Embracing a Restless Peace

Day 103 - a Year with God

Marilyn Quinn
I think it is a sign that I am making some real progress in my personal journey when I have a completely uneventful day. Nothing wrong is happening, no arguments are ensuing and no harsh words are exchanged.

Growing up in turmoil, even though it was mostly internal, and then continuing the turmoil through a series of bad relationships has created an upside down sense that something has to constantly be causing conflict or drama. A day void of drama has begun to feel foreign to me.

So, today I am embracing a restless peace because while I enjoy the peacefulness, there is an urge to make something happen. There is that niggling little feeling that something somewhere must be wrong; I just haven't found it yet.

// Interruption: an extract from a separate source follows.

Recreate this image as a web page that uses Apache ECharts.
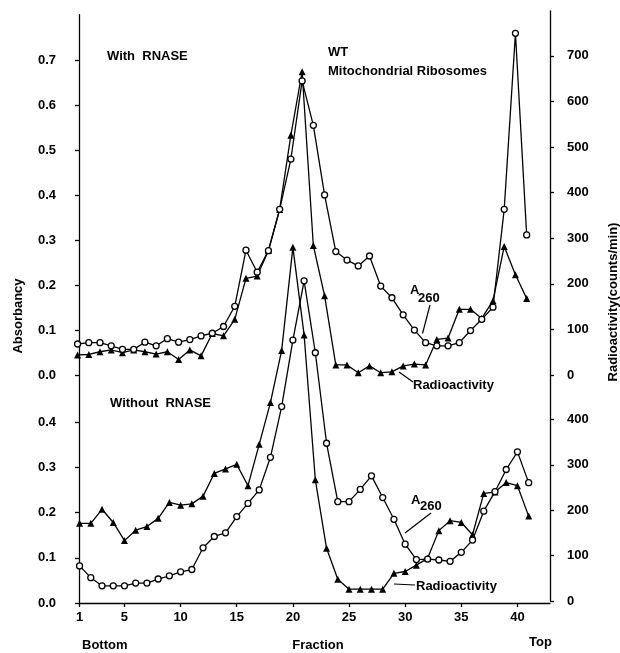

As I learn to bring more harmony into my life by developing those Christian qualities associated with love, respect and acceptance; I realize that my "normal" has been anything but normal for a long time. So, I am finding a new normal that is more acceptable and agreeable to all concerned.

When my husband of ten years looked at me today and says he has no idea what my new "look" means; that is a good sign. For years he has been able to read the disappointment, judgment and anger on my face. Nothing was ever completely right and I was never completely happy about anything. I was preprogrammed to complain and nag about everything.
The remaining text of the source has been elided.